Chapter Twenty

“I had your baseball card. Still do if my mom hasn’t chucked out all my stuff.” The private is a skinny kid from Lowell, all freckles and brown hair so thin that his scalp shows through his buzz cut as if he didn’t have any hair at all.

“This war goes on much longer, that may be the only baseball card with my picture on it, so you’d better hope she hasn’t thrown it out. It’ll be a rare one.” Rick runs a cleaning cloth over the barrel of his carbine, a gesture faintly reminiscent of rubbing pine tar on his bat. The wind is picking up the higher up they go in the mountains and he’s glad that it’s summer, not winter; that’s for the mountain troops, not him. Rick is squad leader, and it’s his job to get this bunch of kids up and over the mountain to join their armored division as it collects these strung-out groups of five or six infantrymen slowly making their way along the narrow mountain trail. Sometimes the trail takes them into the woods; sometimes it leads them up toward the sky. Sometimes, like now, it meanders along a series of ledges, wide enough for only one at a time to pass. Above them, already ensconced, the German army. At midday, Rick could hear the sound of artillery bouncing off the other side of the mountain, the vertical assault beginning.

“You had good stats that last summer you played.” The kid is still chattering about ancient history. He won’t admit it, but Rick is flattered by the kid’s interest. Baseball was a lifetime ago. He’s even lost track of how the Braves are doing, struggling to field a decent team with old-timers and the increasingly rare player with a high draft number and no qualms about not enlisting. Sometimes Rick wonders if he’s still got it, his arm. He’s muscled up, that’s for sure, but does he still have the distance?

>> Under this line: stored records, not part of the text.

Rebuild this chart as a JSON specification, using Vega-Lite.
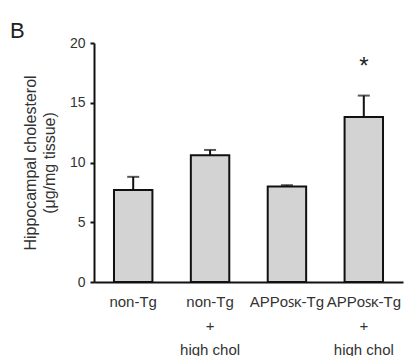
{
  "$schema": "https://vega.github.io/schema/vega-lite/v6.json",
  "width": 309,
  "height": 239,
  "autosize": {"type": "none"},
  "padding": {"left": 94, "top": 43, "right": 15, "bottom": 74},
  "background": "white",
  "config": {
    "view": {"stroke": null},
    "font": "Liberation Sans",
    "axis": {"grid": false}
  },
  "title": {
    "text": "B",
    "anchor": "start",
    "frame": "group",
    "dx": -84,
    "dy": 31,
    "offset": 7,
    "baseline": "alphabetic",
    "fontSize": 22,
    "fontWeight": "normal",
    "color": "#222"
  },
  "data": {
    "values": [
      {"group": "non-Tg", "mean": 7.7, "upper": 8.8, "star": null},
      {"group": "non-Tg|+|high chol", "mean": 10.6, "upper": 11.05, "star": null},
      {"group": "APPᴏꜱᴋ-Tg", "mean": 8.0, "upper": 8.1, "star": null},
      {"group": "APPᴏꜱᴋ-Tg|+|high chol", "mean": 13.8, "upper": 15.6, "star": 18.0}
    ]
  },
  "encoding": {
    "x": {
      "field": "group",
      "type": "nominal",
      "sort": null,
      "scale": {"paddingInner": 0.5, "paddingOuter": 0.26},
      "axis": {
        "title": null,
        "labelAngle": 0,
        "labelExpr": "split(datum.label, '|')",
        "labelFontSize": 15,
        "labelColor": "#333",
        "labelLineHeight": 24,
        "labelPadding": 12,
        "labelBaseline": "top",
        "ticks": false,
        "domainColor": "#111",
        "domainWidth": 2
      }
    }
  },
  "layer": [
    {
      "mark": {"type": "bar", "fill": "#d3d3d3", "stroke": "#111", "strokeWidth": 2},
      "encoding": {
        "y": {
          "field": "mean",
          "type": "quantitative",
          "scale": {"domain": [0, 20], "nice": false},
          "axis": {
            "values": [0, 5, 10, 15, 20],
            "title": ["Hippocampal cholesterol", "(μg/mg tissue)"],
            "titleFontSize": 16,
            "titleFontWeight": "normal",
            "titleColor": "#333",
            "titleLineHeight": 19,
            "titlePadding": 12,
            "labelFontSize": 14,
            "labelColor": "#333",
            "labelPadding": 5,
            "tickSize": 4,
            "tickWidth": 2,
            "tickColor": "#111",
            "domainColor": "#111",
            "domainWidth": 2
          }
        }
      }
    },
    {
      "mark": {"type": "rule", "stroke": "#111", "strokeWidth": 2},
      "encoding": {
        "y": {"field": "mean", "type": "quantitative"},
        "y2": {"field": "upper"}
      }
    },
    {
      "mark": {"type": "tick", "color": "#111", "thickness": 2, "size": 12, "orient": "horizontal"},
      "encoding": {
        "y": {"field": "upper", "type": "quantitative"}
      }
    },
    {
      "mark": {"type": "text", "text": "*", "fontSize": 24, "color": "#222", "baseline": "middle"},
      "encoding": {
        "y": {"field": "star", "type": "quantitative"}
      }
    }
  ]
}
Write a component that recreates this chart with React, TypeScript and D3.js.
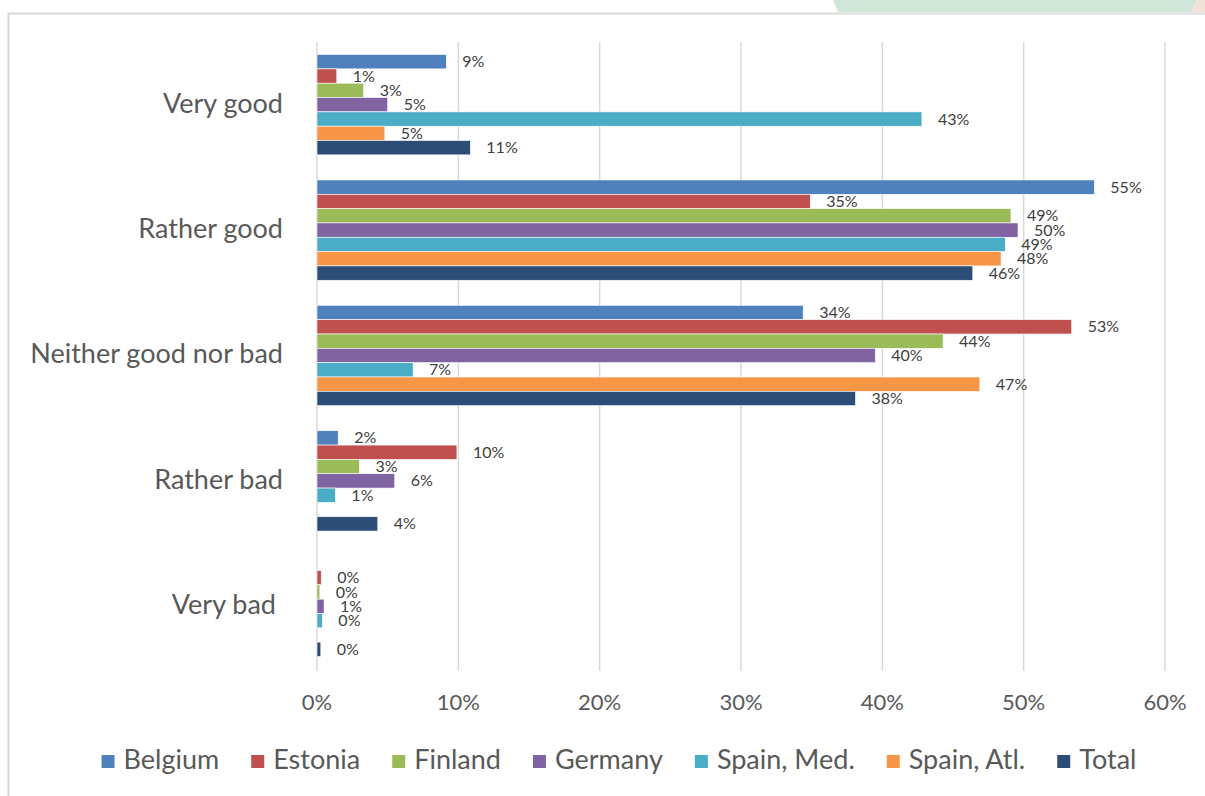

The ability to put a small spherical object into an invisible box exactly where he wants it? It took years to develop that skill, and now it’s been years since he’s really used it, the little intersquad pickup games notwithstanding. He never throws his good stuff at amateurs; that would be like throwing a smokin’ fastball at a Little Leaguer.

“Okay, everybody up. Let’s move.” Rick puts an end to the conversation.

The ledge trail is like a ruffle along the bald side of the Italian mountain, dipping in and out as the contour of the hillside folds in on itself, then bells outward. There is a stark beauty to the view, looking down on the green of vegetation, up at the azure sky. Lone pine trees cling to the hillside, tenacious and scrawny.

When they finally meet up with their division, Rick is hoping that he’ll find a few letters waiting for him from Francesca. No, he knows that he will; she’s a faithful correspondent. Through her letters, he feels like he is there for every little bit of her day, from her distaste for chicory coffee to the gossip at the wire factory. He knows that, so far, her cousin Sid is all right, and her brothers, too. She has no news for him about Pax. Pax has been in this war for more than a year, almost two. The only thing they know is that if anything had happened to him, they would have been informed. So, as he writes in his letters back, no news is good news. Their dog is doing his duty, his bit. Secretly, Rick wonders how long before this streak of good luck will run out for those Francesca loves. Five loved ones in a war is not good odds. What talisman does she keep in order that they remain safe? As a ballplayer, Rick has seen plenty of superstitions acted out before every game: the same socks, turning three times around before leaving the locker room, never letting a wife say “good luck” before a game. His own game-day nod to Lady Luck was to slip a few dog hairs into his cap. Whatever other superstitious belief she might have, Rick knows that for Francesca, it’s mostly just prayer.

The trail rises and falls, rises again. The rocky hillside becomes sheer cliff, a hardened wall they keep to their right as the trail once again puts them on a narrow ledge. Rick wants to hurry his men through this all-too-exposed place.

It’s the skinny kid from Lowell who falls first, victim to a clean shot from the precipice above them. The rest hit the ground, crab-crawling their way to the relative safety of the rock wall, keeping arms and legs close so that the Germans have nothing to aim at from above. Rick cranes his neck to see what their options are. The next squad will arrive in no less than half an hour. To retreat from this narrow ledge will open them up as targets as surely as moving ahead would. They are pinned down.

Rick fingers a grenade dangling from his belt, unclips it. The rock face is maybe thirty feet high and angles back slightly. Baseball is geometry. He’s fired a ground-ball hit to the pitcher farther than that to get the double play. Slowly, Rick, keeping his back to the rock face, stands up. He has the grenade in his hand, and he tosses it gently, as if waiting for the catcher’s signs. He briefly wishes that he were a left-handed pitcher; this toss would be easier if he were. But he’s not. He’s a strong righty, accurate and unhittable. Rick pulls the pin, steps away from the rock face, and fires the grenade, putting just enough arc in it that the explosive should curve right into the Germans.

Instead of diving back against the safety of the wall, Rick waits, watching in horror as the grenade, subject to the immutable laws of gravity, falls back toward him, where it will blow them all off this ledge.

As if he’s watching a flyball coming his way, Rick instinctively reaches up to catch it.